DRC resource curse
Conflict minerals continue to find international markets despite legislation

DRC resource curse still in play

A United Nations report published last week suggests the trade of conflict minerals in the Democratic Republic of Congo is alive and well despite international regulations designed to curb the practice.

Factions of the army along with rebel groups in the east of the country are said to be profiting from gold mining in the region, according to a Bloomberg report citing an expert UN panel.

The 2010 Dodd-Frank Wall Street Reform and Consumer Protection Act forced listed companies to disclose the use of conflict minerals – namely  tantalum, tin, tungsten and gold – in order to choke off illegal industry, but Bloomberg cited Chamber of Mines numbers that suggested the rate of gold exports from South Kivu had reached 3.6t per annum.

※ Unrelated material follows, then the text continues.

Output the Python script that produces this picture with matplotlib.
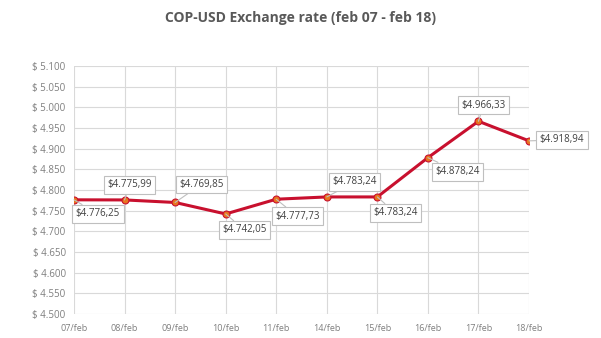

The UN said Congolese exporters were ignoring due diligence requirements in sourcing gold from validated operations; aggregating metal sourced from multiple sites, some which are not validated; and under-declaring exports to national and provincial authorities, according to the Bloomberg report.

This enabled the “laundering of illegitimate gold that is not conflict-free into the international supply chain”.

The report, if accurate, is a blow to the industry, the people of the DRC and the regulators, which had been hoping Dodd-Frank would be a watershed moment in the fight against exploitation for minerals.

The fear for downstream companies already forced into costly compliance procedures as the result of Dodd-Frank and associated legislation is regulating bodies will up the ante, increasing compliance and reporting obligations even further.